Negative electrostatic potentials in a Hofmann-type metal-organic framework for efficient acetylene separation

Efficient adsorptive separation of acetylene (C(2)H(2)) from carbon dioxide (CO(2)) or ethylene (C(2)H(4)) is industrially important but challenging due to the identical dynamic diameter or the trace amount. Here we show an electrostatic potential compatible strategy in a nitroprusside-based Hofmann-type metal-organic framework, Cu(bpy)NP (NP = nitroprusside, bpy = 4,4’-bipyridine), for efficient C(2)H(2) separation. The intruding cyanide and nitrosyl groups in undulating one-dimensional channels induce negative electrostatic potentials for preferential C(2)H(2) recognition instead of open metal sites in traditional Hofmann-type MOFs. As a result, Cu(bpy)NP exhibits a 50/50 C(2)H(2)/CO(2) selectivity of 47.2, outperforming most rigid MOFs. The dynamic breakthrough experiment demonstrates a 99.9% purity C(2)H(4) productivity of 20.57 mmol g(−1) from C(2)H(2)/C(2)H(4) (1/99, v/v) gas-mixture.
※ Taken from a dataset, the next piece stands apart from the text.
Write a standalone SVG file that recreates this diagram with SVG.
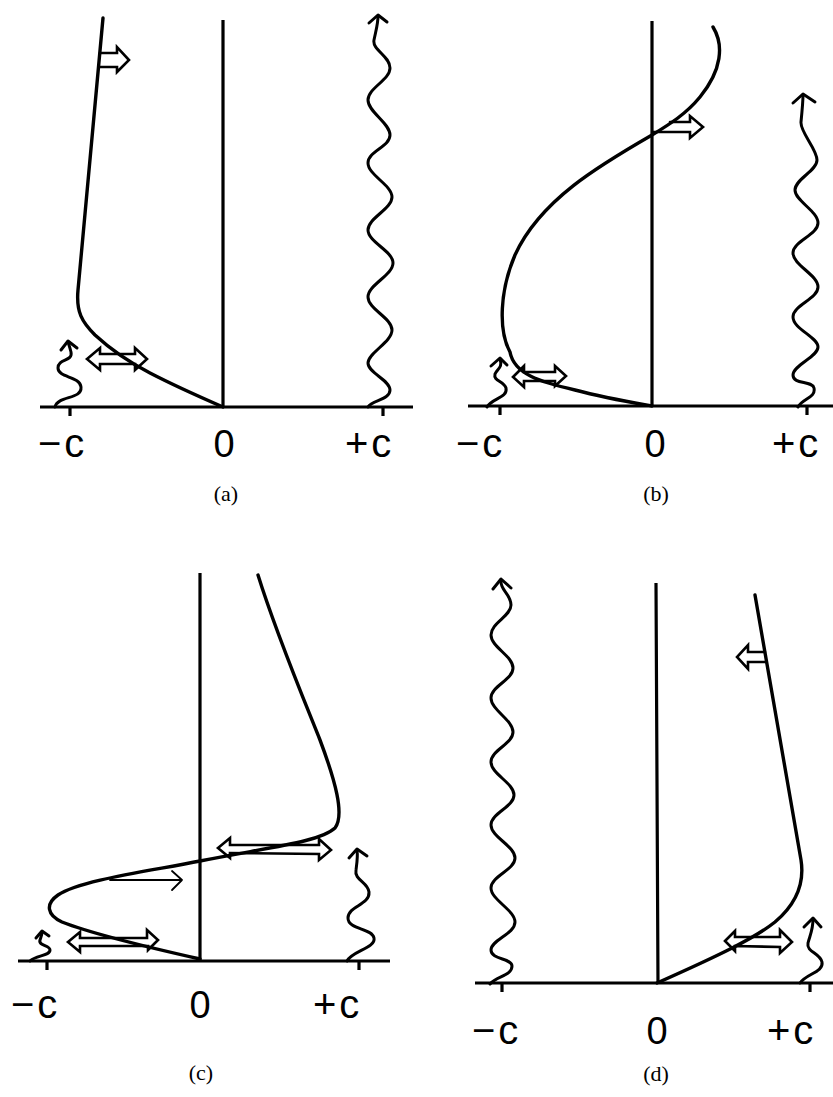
<svg xmlns="http://www.w3.org/2000/svg" width="833" height="1097" viewBox="0 0 833 1097">
<style>
.ln{fill:none;stroke:#000;stroke-width:3.2;stroke-linecap:butt;stroke-linejoin:round}
.cv{fill:none;stroke:#000;stroke-width:3.4;stroke-linecap:round;stroke-linejoin:round}
.wv{fill:none;stroke:#000;stroke-width:3;stroke-linecap:round;stroke-linejoin:round}
.ar{fill:none;stroke:#000;stroke-width:2.6;stroke-linejoin:miter;stroke-linecap:round}
.th{fill:none;stroke:#000;stroke-width:1.8;stroke-linecap:round;stroke-linejoin:round}
.lab{font-family:"Liberation Sans",Arial,sans-serif;font-size:40px;fill:#000}
.zero{font-family:"Liberation Sans",Arial,sans-serif;font-size:38px;fill:#000;text-anchor:middle}
.cap{font-family:"Liberation Serif","Times New Roman",serif;font-size:22px;fill:#000;text-anchor:middle}
</style>
<rect width="833" height="1097" fill="#fff"/>

<g id="panel-a">
  <g id="a-axes">
    <path class="ln" d="M40 407 L413 407 M223 20 L223 407 M70 407 L70 416 M383 407 L383 416"/>
  </g>
  <g id="a-curve">
    <path class="cv" d="M103 18 L78 290 C76 312 82 322 95 335 C108 347 125 360 150 373 C175 386 200 397 223 407"/>
  </g>
  <g id="a-arrows">
    <path class="ar" d="M100 53 L117 53 L117 47 L129 60 L117 72 L117 67 L99 67"/>
    <path class="ar" d="M87 359 L100 348 L100 354 L135 354 L135 348 L147 359 L135 370 L135 364 L100 364 L100 370 Z"/>
  </g>
  <g id="a-waves">
    <path class="wv" d="M368 407 C372 400 390 400 390 390 S368 373 368 363 S392 342 392 330 S368 309 368 297 S393 275 393 263 S368 242 368 230 S392 209 392 197 S368 175 368 163 S390 147 390 135 S368 112 368 100 S390 80 390 68 S372 50 374 40 S378 24 378 16"/>
    <path class="wv" d="M369 23 L378 15 L387 22"/>
    <path class="wv" d="M55 407 C58 395 82 400 81 387 C80 376 58 378 58 368 C58 358 73 362 71 352 C70 348 69 345 68 342"/>
    <path class="wv" d="M61 350 L68 341 L77 348"/>
  </g>
  <g id="a-labels">
    <text class="lab" x="38" y="457" letter-spacing="3">−c</text>
    <text class="zero" x="224" y="457">0</text>
    <text class="lab" x="345" y="457" letter-spacing="3">+c</text>
    <text class="cap" x="226" y="501">(a)</text>
  </g>
</g>

<g id="panel-b">
  <g id="b-axes">
    <path class="ln" d="M468 406 L833 406 M652 21 L652 406 M500 406 L500 415 M807 406 L807 415"/>
  </g>
  <g id="b-curve">
    <path class="cv" d="M713 27 C724 45 722 70 700 97 C686 114 670 124 652 135 C600 165 540 200 515 255 C500 290 498 330 510 352 C514 374 540 382 575 390 C605 398 635 403 652 406"/>
  </g>
  <g id="b-arrows">
    <path class="ar" d="M670 122 L690 122 L690 116 L703 127 L690 138 L690 132 L653 132"/>
    <path class="ar" d="M513 377 L524 366 L524 372 L555 372 L555 366 L566 376 L555 386 L555 381 L524 381 L524 387 Z"/>
  </g>
  <g id="b-waves">
    <path class="wv" d="M798 407 C803 398 816 398 814 388 C812 380 793 385 793 375 S818 357 818 347 S793 329 793 317 S818 299 818 287 S793 265 793 253 S818 235 818 223 S795 201 795 190 S817 171 817 160 S800 132 801 122 S803 102 803 95"/>
    <path class="wv" d="M793 103 L803 94 L815 102"/>
    <path class="wv" d="M487 407 C492 398 508 398 506 388 C504 381 493 381 495 374 C497 369 503 368 500 359"/>
    <path class="wv" d="M491 366 L500 358 L507 365"/>
  </g>
  <g id="b-labels">
    <text class="lab" x="456" y="457" letter-spacing="3">−c</text>
    <text class="zero" x="655" y="457">0</text>
    <text class="lab" x="772" y="457" letter-spacing="3">+c</text>
    <text class="cap" x="656" y="501">(b)</text>
  </g>
</g>

<g id="panel-c">
  <g id="c-axes">
    <path class="ln" d="M18 961 L390 961 M200 573 L200 961 M47 961 L47 970 M359 961 L359 970"/>
  </g>
  <g id="c-curve">
    <path class="cv" d="M258 575 C275 630 300 690 320 740 C335 780 345 815 335 828 C320 842 270 847 200 861 C150 871 80 880 58 895 C45 904 47 915 62 922 C95 935 160 950 200 959"/>
  </g>
  <g id="c-arrows">
    <path class="ar" d="M218 848 L230 838 L230 845 L319 845 L319 839 L331 850 L319 860 L319 854 L230 853 L230 858 Z"/>
    <path class="th" d="M110 880 L182 880 M172 871 L182 880 L172 890"/>
    <path class="ar" d="M68 942 L80 932 L80 938 L147 938 L147 930 L158 940 L148 950 L148 946 L80 946 L80 952 Z"/>
  </g>
  <g id="c-waves">
    <path class="wv" d="M347 961 C352 951 376 948 374 938 C372 928 348 930 348 918 C348 906 370 905 369 892 C368 882 354 880 356 870 C357 862 358 856 357 851"/>
    <path class="wv" d="M349 858 L357 849 L367 856"/>
    <path class="wv" d="M30 961 C36 955 50 956 50 950 C50 945 38 946 40 940 C41 937 42 935 42 932"/>
    <path class="wv" d="M36 938 L42 931 L49 936"/>
  </g>
  <g id="c-labels">
    <text class="lab" x="11" y="1018" letter-spacing="3">−c</text>
    <text class="zero" x="200" y="1018">0</text>
    <text class="lab" x="313" y="1018" letter-spacing="3">+c</text>
    <text class="cap" x="201" y="1080">(c)</text>
  </g>
</g>

<g id="panel-d">
  <g id="d-axes">
    <path class="ln" d="M475 983 L833 983 M656 583 L658 983 M502 983 L502 992 M810 983 L810 992"/>
  </g>
  <g id="d-curve">
    <path class="cv" d="M755 595 L801 860 C805 885 795 905 775 922 C755 938 720 955 657 983"/>
  </g>
  <g id="d-arrows">
    <path class="ar" d="M765 652 L748 652 L748 645 L737 657 L748 669 L748 662 L766 662"/>
    <path class="ar" d="M725 941 L735 931 L735 937 L780 937 L780 930 L792 942 L780 953 L780 947 L735 946 L735 951 Z"/>
  </g>
  <g id="d-waves">
    <path class="wv" d="M490 984 C496 976 512 976 512 966 C512 958 491 960 491 950 S515 934 515 922 S491 900 491 888 S515 870 515 858 S491 837 491 825 S514 807 514 795 S491 774 491 762 S513 744 513 732 S491 710 491 698 S513 680 513 668 S491 647 491 635 S511 616 511 605 S500 590 501 581"/>
    <path class="wv" d="M493 589 L501 579 L511 588"/>
    <path class="wv" d="M800 983 C806 974 824 972 822 962 C820 953 806 952 808 943 C810 935 813 930 813 919"/>
    <path class="wv" d="M804 927 L813 918 L821 927"/>
  </g>
  <g id="d-labels">
    <text class="lab" x="472" y="1044" letter-spacing="3">−c</text>
    <text class="zero" x="657" y="1044">0</text>
    <text class="lab" x="767" y="1044" letter-spacing="3">+c</text>
    <text class="cap" x="656" y="1081">(d)</text>
  </g>
</g>
</svg>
Meanwhile, C(2)H(2) can also be captured and recognized from ternary C(2)H(2)/CO(2)/C(2)H(4) (25/25/50, v/v/v) gas-mixture. Furthermore, computational studies and in-situ infrared spectroscopy reveal that the selective C(2)H(2) binding arises from the compatible pore electro-environment generated by the electron-rich N and O atoms from nitroprusside anions.